++++ RECORDED INFORMATION

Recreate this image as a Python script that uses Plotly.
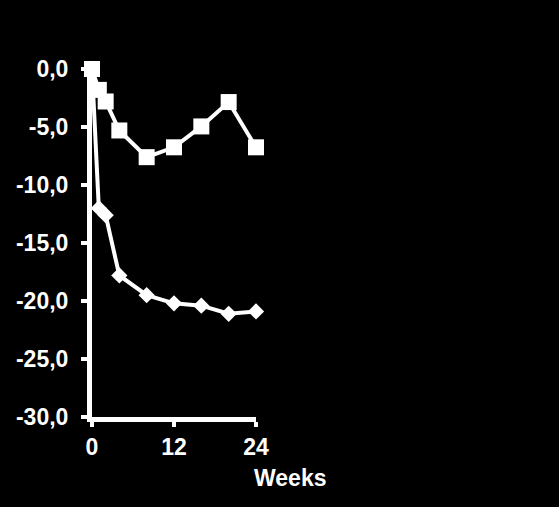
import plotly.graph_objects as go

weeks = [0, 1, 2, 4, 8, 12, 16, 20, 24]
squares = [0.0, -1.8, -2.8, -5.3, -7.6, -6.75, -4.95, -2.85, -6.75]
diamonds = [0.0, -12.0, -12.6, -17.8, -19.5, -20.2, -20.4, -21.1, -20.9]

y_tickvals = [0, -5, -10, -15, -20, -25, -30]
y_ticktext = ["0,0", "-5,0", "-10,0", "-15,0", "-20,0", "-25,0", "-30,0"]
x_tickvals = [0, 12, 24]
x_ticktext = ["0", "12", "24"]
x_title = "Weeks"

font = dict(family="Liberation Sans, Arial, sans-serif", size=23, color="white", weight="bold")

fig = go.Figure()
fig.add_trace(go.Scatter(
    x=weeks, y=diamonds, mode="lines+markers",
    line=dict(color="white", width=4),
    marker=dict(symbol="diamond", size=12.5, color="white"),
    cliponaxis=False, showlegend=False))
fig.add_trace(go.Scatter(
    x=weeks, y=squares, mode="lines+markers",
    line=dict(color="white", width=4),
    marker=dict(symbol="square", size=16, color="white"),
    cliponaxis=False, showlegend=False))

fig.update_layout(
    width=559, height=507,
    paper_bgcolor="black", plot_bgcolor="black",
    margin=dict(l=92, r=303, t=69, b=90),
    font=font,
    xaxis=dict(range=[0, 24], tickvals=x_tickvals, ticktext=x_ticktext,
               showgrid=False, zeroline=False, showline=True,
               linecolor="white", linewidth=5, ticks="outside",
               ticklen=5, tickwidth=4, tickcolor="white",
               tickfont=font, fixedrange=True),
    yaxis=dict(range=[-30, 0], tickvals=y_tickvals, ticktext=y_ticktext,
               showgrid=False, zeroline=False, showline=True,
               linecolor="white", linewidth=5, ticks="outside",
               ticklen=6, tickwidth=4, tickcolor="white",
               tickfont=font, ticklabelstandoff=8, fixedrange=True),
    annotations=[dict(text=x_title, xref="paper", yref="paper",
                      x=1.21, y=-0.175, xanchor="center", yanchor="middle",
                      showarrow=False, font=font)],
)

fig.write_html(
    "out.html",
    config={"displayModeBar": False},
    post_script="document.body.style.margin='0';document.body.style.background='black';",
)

++++++++

WHAT YOU SHOULD DO – The data above needs to be retyped exactly, with the images left out.

REPLY TO THE EXERCISE –
Recreate this image as a Python script that uses Plotly.
import plotly.graph_objects as go

weeks = [0, 1, 2, 4, 8, 12, 16, 20, 24]
squares = [0.0, -1.8, -2.8, -5.3, -7.6, -6.75, -4.95, -2.85, -6.75]
diamonds = [0.0, -12.0, -12.6, -17.8, -19.5, -20.2, -20.4, -21.1, -20.9]

y_tickvals = [0, -5, -10, -15, -20, -25, -30]
y_ticktext = ["0,0", "-5,0", "-10,0", "-15,0", "-20,0", "-25,0", "-30,0"]
x_tickvals = [0, 12, 24]
x_ticktext = ["0", "12", "24"]
x_title = "Weeks"

font = dict(family="Liberation Sans, Arial, sans-serif", size=23, color="white", weight="bold")

fig = go.Figure()
fig.add_trace(go.Scatter(
    x=weeks, y=diamonds, mode="lines+markers",
    line=dict(color="white", width=4),
    marker=dict(symbol="diamond", size=12.5, color="white"),
    cliponaxis=False, showlegend=False))
fig.add_trace(go.Scatter(
    x=weeks, y=squares, mode="lines+markers",
    line=dict(color="white", width=4),
    marker=dict(symbol="square", size=16, color="white"),
    cliponaxis=False, showlegend=False))

fig.update_layout(
    width=559, height=507,
    paper_bgcolor="black", plot_bgcolor="black",
    margin=dict(l=92, r=303, t=69, b=90),
    font=font,
    xaxis=dict(range=[0, 24], tickvals=x_tickvals, ticktext=x_ticktext,
               showgrid=False, zeroline=False, showline=True,
               linecolor="white", linewidth=5, ticks="outside",
               ticklen=5, tickwidth=4, tickcolor="white",
               tickfont=font, fixedrange=True),
    yaxis=dict(range=[-30, 0], tickvals=y_tickvals, ticktext=y_ticktext,
               showgrid=False, zeroline=False, showline=True,
               linecolor="white", linewidth=5, ticks="outside",
               ticklen=6, tickwidth=4, tickcolor="white",
               tickfont=font, ticklabelstandoff=8, fixedrange=True),
    annotations=[dict(text=x_title, xref="paper", yref="paper",
                      x=1.21, y=-0.175, xanchor="center", yanchor="middle",
                      showarrow=False, font=font)],
)

fig.write_html(
    "out.html",
    config={"displayModeBar": False},
    post_script="document.body.style.margin='0';document.body.style.background='black';",
)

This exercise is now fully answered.